On Friday (03/06), the women put meeting deliberations into action, coordinating a

public debate on the theme “Challenges of the current situation for the struggles of

black women and populist sectors for rights and policies in Brazil”, which filled the

auditorium of the Barris Central Library. The activity represented the high point of the

methodology, from the recording of statements based on debates to the jointly

constructed content, the production of the debate and the distribution of a pamphlet.

The phrase “Black women carry on marching!” was also restated at the Meeting, which

brought together members of social organizations from the nine States of the

Northeast as well as Pará, Amapá and Tocantins. They decided they are not ready to

give up, but rather to achieve more, rights. “We will continue marching because this

civilizing model, which places millions of us outside its processes, has failed. Brazil

needs to constitute itself as a country of diversity,” declared Valdecir Nascimento

Coordinator of Odara – the Black Women’s Institute.

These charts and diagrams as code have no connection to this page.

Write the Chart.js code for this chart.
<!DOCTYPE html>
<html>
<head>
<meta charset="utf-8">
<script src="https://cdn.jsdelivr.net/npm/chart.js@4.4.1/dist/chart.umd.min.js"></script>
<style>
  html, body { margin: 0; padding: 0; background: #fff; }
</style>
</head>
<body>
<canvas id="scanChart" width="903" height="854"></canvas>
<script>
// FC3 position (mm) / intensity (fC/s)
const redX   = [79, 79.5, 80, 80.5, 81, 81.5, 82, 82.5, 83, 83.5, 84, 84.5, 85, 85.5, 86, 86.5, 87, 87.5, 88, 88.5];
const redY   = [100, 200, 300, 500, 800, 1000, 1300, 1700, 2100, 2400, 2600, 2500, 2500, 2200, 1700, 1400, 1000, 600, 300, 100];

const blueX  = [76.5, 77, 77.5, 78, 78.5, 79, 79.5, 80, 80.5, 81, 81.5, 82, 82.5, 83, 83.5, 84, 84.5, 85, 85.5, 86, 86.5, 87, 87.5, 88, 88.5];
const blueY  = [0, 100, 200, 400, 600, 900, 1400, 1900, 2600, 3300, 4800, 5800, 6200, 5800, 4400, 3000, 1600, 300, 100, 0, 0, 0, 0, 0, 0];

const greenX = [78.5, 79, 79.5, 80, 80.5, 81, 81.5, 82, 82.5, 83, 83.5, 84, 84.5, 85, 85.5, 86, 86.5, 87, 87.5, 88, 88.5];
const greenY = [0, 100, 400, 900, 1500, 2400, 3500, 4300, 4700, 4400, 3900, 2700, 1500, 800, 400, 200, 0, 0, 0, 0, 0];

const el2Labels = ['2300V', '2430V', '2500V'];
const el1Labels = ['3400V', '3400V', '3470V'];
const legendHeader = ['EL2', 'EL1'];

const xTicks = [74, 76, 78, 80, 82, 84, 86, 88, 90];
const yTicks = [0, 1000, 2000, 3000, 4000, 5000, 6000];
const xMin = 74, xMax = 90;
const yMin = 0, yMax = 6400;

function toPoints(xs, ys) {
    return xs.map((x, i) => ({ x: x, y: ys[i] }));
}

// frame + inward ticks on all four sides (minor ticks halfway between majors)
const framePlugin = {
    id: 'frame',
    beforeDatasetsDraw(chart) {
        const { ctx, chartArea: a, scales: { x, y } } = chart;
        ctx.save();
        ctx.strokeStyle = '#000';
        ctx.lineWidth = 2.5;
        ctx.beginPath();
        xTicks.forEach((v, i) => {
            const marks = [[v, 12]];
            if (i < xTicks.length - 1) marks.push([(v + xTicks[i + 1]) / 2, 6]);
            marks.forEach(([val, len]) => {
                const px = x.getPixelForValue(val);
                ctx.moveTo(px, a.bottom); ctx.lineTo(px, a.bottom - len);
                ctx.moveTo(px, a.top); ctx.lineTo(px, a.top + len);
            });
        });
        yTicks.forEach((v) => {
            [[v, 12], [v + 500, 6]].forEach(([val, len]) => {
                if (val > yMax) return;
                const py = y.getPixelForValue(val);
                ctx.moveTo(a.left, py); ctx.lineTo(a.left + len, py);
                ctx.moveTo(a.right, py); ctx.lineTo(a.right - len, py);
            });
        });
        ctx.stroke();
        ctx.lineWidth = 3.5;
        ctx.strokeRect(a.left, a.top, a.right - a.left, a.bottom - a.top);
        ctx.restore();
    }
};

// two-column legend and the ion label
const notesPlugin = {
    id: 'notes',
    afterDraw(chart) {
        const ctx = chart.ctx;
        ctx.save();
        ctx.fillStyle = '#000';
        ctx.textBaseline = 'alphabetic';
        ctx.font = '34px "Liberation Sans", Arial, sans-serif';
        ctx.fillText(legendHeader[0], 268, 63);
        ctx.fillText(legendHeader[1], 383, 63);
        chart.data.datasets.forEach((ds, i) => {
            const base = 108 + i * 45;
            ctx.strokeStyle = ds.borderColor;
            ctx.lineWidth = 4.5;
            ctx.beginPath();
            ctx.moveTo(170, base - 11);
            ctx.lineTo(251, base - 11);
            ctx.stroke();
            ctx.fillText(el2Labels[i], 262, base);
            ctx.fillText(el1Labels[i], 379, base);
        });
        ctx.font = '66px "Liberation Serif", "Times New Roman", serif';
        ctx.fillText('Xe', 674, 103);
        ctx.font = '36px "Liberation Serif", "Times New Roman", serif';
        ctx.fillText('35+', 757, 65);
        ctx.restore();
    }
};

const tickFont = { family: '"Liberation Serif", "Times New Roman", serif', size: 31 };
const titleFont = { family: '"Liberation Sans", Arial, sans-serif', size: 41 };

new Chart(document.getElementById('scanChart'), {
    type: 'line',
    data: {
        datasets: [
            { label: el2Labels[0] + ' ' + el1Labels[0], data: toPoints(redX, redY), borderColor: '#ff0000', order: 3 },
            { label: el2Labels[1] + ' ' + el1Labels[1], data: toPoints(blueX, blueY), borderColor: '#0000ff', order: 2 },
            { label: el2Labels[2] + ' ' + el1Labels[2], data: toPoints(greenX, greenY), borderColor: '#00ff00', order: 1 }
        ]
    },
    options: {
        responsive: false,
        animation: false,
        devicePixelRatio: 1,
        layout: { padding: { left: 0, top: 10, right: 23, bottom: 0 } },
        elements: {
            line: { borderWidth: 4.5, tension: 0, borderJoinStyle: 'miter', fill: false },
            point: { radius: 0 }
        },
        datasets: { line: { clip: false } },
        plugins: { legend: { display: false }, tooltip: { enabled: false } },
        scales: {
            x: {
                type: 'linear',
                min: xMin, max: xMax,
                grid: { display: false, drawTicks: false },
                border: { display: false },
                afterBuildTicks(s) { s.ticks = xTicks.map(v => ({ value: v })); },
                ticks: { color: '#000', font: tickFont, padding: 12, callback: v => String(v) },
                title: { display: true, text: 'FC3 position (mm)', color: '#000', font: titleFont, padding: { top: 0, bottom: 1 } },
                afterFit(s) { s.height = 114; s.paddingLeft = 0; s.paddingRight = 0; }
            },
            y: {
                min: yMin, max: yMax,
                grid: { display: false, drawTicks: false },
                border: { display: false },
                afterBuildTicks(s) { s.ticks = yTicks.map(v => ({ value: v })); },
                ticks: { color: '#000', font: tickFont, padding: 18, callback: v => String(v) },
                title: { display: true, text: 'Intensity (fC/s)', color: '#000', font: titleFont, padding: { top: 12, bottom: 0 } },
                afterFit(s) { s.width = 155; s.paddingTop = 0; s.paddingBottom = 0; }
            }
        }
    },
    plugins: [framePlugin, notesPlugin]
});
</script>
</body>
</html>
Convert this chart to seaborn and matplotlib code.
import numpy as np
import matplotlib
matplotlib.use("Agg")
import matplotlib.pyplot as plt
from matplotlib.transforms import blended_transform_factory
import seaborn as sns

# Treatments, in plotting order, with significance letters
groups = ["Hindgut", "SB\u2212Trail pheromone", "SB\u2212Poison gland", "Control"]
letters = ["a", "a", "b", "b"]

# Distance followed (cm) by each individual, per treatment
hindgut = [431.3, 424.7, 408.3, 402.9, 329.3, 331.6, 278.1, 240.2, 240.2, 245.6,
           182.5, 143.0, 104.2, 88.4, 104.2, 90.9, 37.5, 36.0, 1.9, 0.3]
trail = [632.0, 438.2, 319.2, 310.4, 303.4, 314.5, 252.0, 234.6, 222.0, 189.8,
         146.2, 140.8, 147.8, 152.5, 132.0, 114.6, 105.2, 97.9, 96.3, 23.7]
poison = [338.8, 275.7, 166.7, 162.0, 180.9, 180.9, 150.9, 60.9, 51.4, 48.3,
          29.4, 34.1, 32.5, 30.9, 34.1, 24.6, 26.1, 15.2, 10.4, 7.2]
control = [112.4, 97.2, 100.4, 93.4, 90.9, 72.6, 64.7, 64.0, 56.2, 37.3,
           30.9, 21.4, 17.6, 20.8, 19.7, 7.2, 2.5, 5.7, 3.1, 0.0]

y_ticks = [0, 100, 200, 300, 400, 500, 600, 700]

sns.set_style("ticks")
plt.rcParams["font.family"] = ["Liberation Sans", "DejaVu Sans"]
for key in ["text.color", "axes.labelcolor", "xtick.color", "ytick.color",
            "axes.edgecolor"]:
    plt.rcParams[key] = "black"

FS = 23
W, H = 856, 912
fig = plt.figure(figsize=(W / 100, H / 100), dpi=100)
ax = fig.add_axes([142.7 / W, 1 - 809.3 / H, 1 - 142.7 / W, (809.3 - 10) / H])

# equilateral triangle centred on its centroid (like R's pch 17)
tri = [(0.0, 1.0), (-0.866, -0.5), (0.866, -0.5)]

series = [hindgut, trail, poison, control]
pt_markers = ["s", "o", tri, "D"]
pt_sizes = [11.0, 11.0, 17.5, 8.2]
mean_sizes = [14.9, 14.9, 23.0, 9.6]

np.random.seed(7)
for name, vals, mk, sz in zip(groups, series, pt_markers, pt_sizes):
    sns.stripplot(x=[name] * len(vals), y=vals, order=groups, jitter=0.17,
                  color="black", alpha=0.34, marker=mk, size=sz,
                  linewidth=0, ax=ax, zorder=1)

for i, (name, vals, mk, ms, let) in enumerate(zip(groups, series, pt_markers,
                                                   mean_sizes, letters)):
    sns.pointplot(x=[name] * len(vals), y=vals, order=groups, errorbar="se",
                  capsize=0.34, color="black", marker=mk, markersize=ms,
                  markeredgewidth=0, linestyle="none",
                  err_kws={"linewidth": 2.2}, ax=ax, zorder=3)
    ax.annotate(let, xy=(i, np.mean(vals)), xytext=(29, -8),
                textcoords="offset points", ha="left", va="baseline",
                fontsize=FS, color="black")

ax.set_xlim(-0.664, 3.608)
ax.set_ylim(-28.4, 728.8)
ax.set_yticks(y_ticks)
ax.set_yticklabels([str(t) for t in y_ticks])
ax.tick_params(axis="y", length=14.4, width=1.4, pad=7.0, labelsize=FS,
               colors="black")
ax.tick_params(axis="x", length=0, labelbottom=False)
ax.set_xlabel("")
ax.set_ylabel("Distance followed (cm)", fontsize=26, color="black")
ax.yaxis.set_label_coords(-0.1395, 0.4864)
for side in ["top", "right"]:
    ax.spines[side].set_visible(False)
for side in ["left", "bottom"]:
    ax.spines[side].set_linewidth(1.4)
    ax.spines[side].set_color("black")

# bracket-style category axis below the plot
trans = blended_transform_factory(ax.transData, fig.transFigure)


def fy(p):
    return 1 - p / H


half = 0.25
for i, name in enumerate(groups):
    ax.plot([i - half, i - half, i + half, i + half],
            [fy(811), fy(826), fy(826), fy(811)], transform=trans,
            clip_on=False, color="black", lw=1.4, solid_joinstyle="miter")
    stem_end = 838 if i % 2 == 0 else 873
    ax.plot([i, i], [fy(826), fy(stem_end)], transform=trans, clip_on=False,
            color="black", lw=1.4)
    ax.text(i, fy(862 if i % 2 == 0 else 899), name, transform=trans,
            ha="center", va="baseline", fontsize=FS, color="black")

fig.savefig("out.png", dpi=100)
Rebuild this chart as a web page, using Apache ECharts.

Priscila Estêvão, from the National Forum of Black Youth, said that “the transition

government has represented a profound setback for the constitutional rights of

minorities such as black people, poor people and homosexuals”. She noted that this

was evidenced in the closure of the Ministries of Racial Equality, Human Rights, and

Women, “not to mention the Ministry of Culture, whose closure was reversed due to

popular pressure”. But the young woman also stressed that the alternative media has

contributed to democracy by demonstrating another view of the facts, unlike the

position of conventional broadcasters aligned to the coup. Regarding this, the women

concluded: “Globo Network – enemy of democracy and of black women!”

At the Meeting, run by the Ecumenical Coordination of Service (Coordenadoria

Ecumênica de Serviço: CESE) and SOS Corpo – Feminist Institute for Democracy (SOS

Corpo – Instituto Feminista para a Democracia), with financial support from the

European Union, the participants also asserted that “Without Black Women, Brazil

would come to a halt!” Valdecir Nascimento went beyond this, declaring that black

people are perhaps the best placed to talk about a new Brazil because, “given the

position we occupy, we are in the best position to talk about and present solutions to

the exclusion and oppression that affect more than half of the Brazilian population.”

For Eliete Paraguassu, from the National Network of Fisherwomen “the statements at

the voting session for the coup were revealing of the people they wish to have at the

front of the government”. She stressed that the acts of the interim government have

intensified the exclusion of sectors historically discriminated against, for example the

closure of the Ministry of Agricultural Development, which was responsible for the

entitlement of quilombola territories. “Now, it is Temer who will say whether or not

we are quilombolas”, she added, referring to the measure which transferred the

jurisdiction for the recognition of quilombola communities to the Civilian Household.

The conclusion also emerged from the meeting that “The coup which makes our souls

bleed, strengthens our struggle”” which reinforces the speech made by Celenita, from

the Tocantins State Quilombola Coordination, who, in reference to the transference of

demands for the regulation of quilombola lands to the Ministry of Education said,

“black women always have been and always will be in the struggle, fighting for their

rights and this moment of political setbacks in the country, instead of weakening, will

strengthen us”.

The Project

The Inter-regional Meeting for Black Women’s Organizations and Populist Movements

from the North and Northeast is part of the Black and Populist Women’s Project: Tracing

Pathways, Constructing Rights, started in 2015, with activities planned until 2017. The

initiative is aimed at strengthening the struggle and self-organization of fisherwomen,

quilombola and indigenous women, rural workers, followers of African-origin traditions,

young people and other groups of women from the countryside and the city. Activities

include support to projects, training and communication activities, involving nine states

from the Northeast, as well as from Amapá, Tocantins and Pará.

Between 02 and 04 June, the activity enabled participants to share experiences, discuss the

direction of national politics and the recurrent threat of setbacks to the social gains made

in recent years.

The “Black and Populist Women’s Project: Tracing Pathways, Constructing Rights”

principally aims to contribute to the social integration and improved living conditions of

black women and women from the populist sectors living in poverty. It also aims to

strengthen the role of black and populist women and their organizations in public debates

and in the social participation processes referred to in government policies to combat

poverty, and for the social inclusion of women and the black population.

CESE has been a philanthropic institution for more than 43 years and acts to strengthen

those social movements and populist groups that fight for political, economic and social

transformations focusing on structures in which democracy with justice prevail, mediating

with financial resources and sharing spaces for dialogue and networking. The institution

has a centre in Salvador, Bahia and is made up of Christian churches. One of the ways it

fulfils its mission is by supporting projects from populist organizations.

SOS Corpo is a civil society, autonomous, non-profit, organization, founded in 1981 and

with a centre in Recife, Pernambuco, which has worked for 35 years in favour of the

emancipation of women, proposing the construction of a democratic and equal society

with socio-environmental justice. Its activities are based on the idea that women’s

movements, as organized social movements that struggle for social transformation, are

political subjects which provoke changes to the living conditions of women in general. For

the institute, the struggle against poverty, racism and homophobia are fundamental

aspects of feminism and social transformation in order to confront the capitalist, racist and

patriarchal system that produces inequalities and human suffering.